Uh, Uh... a manhã na cama à espera que a loja das bicicletas abra. Um buraco negro com dois velhotes que arranjam travões, pneus furados e outras maleitas dos nossos fiéis amigos de duas rodas.
Nesta terra é-se multado por não ter luzes nos velocípedes... Aconteceu-me já mais do que uma vez. Odeio. Odeio polícias. Especialmente novinhos e nervosos, que mal falam inglês e que acham que multar ciclistas sem luzes é um acto heróico, útil à sociedade e que contribui para um mundo melhor. Fico sempre nervosa quando vejo um polícia, ou um
pica no comboio, ou um empregado fardado, no cinema ou no café. Há qualquer coisa de profundamente meliante em mim. Estou sempre em falta. E tenho laivos de verdadeira (e inexplicável) rebeldia quando um polícia me quer multar. Como da última vez, por causa das luzes.
Quando acabou de escrevinhar os meus dados no seu livrinho de multas (o código postal estava errado, por causa desta mania germânica idiota de trocar o algarismo das dezenas pelo das unidades... Claro que não o corrigi.), o senhor polícia perguntou-me ainda:
-
You don't have to answer, but why don't you have lights on your bicycle?Um rasgo de incredulidade e sede de sangue percorreu-me a mente. Nesta terra multi-racial e multi-cultural, em que senhoras e meninas se tranformam em
barbapapas antes de sair de casa, entre
djellabas e véus, festivais indhus enchem as ruas, e hare krishnas tocam os seus tambores em mentecapta alegria por entre os chungas da Kalverstraat ao sábado à tarde, será que poderia responder:
-
Sorry officer, it's against my religion. According to our rules, we cannot produce any kind of light with our bodies.Será que dava??
Mordi a língua três vezes, e apontei carneiramente para o dínamo desligado. "
It's broken..."
Depois disto tudo, ainda teve a lata de me dizer:
-
You'll have to walk now.
Olhei para ele, sangue, sangue, pediam os meus olhos:
-
From here all the way to Admiraal de Ruyterweg? - era apenas uma horita a andar, coisa pouca...
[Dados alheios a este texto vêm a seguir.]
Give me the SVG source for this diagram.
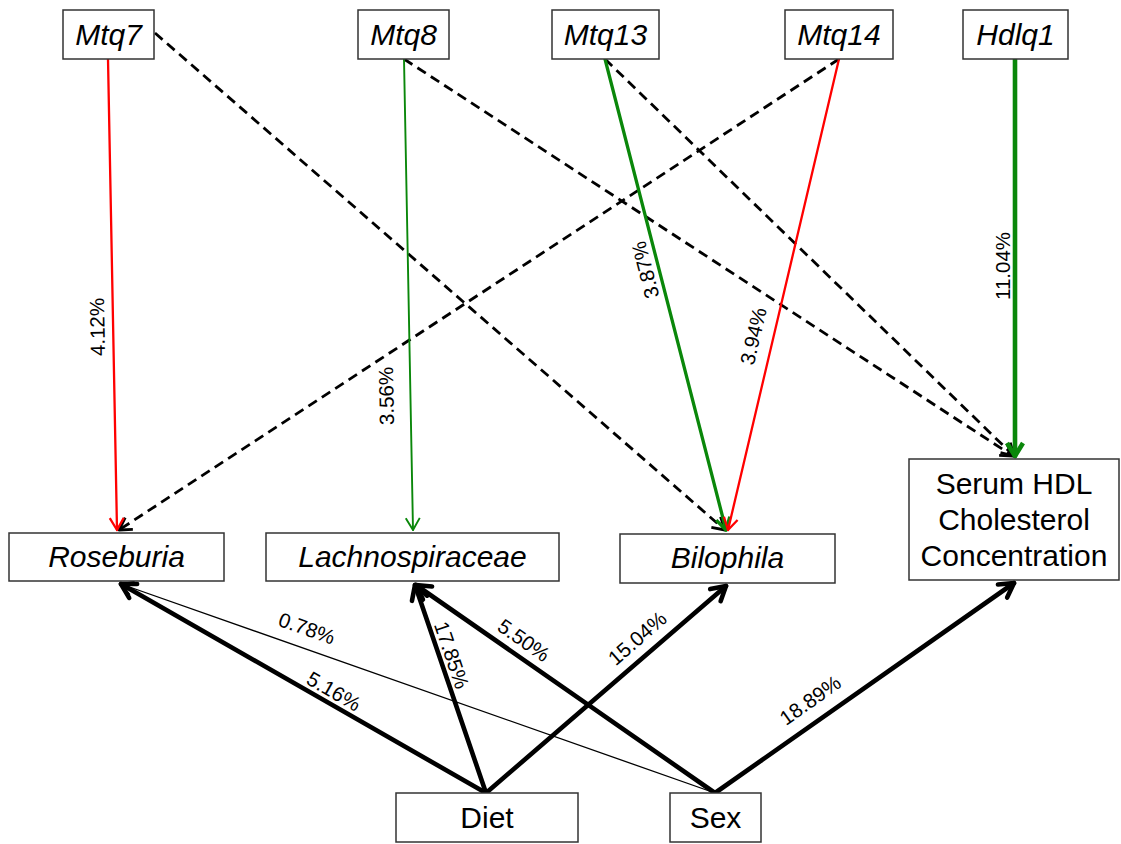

Ele diz que sim com a cabeça.
-
Of course, don't worry. - respondi, o carneiro já a rebentar pelas costuras da paciência, os dentes do lobo a salivar.
Senti-me ridícula, idiota, patética, a arrastar a minha bicicleta até onde ele já me não podia ver. É claro que o resto do caminho vim a pedalar, mas ainda fula, sem encontrar bastantes palavras ou músicas insultuosas para cantar aos altos berros.
A verdade, miserável verdadinha, é que puz a puta da bicicleta a arranjar. E a esta hora, já tenho luzes. Não é o frio e a neve que civilizam nos paízes nórdicos (tio Raúl!), é a repressão, o controle, a obrigação em cumprir a lei. São os desgraçados dos polícias estagiários, ainda com dentes de leite, a pararem o pacato cidadão às nove da noite e a multá-lo, quando ele se
porta mal. Está explicado o mito civilazicional.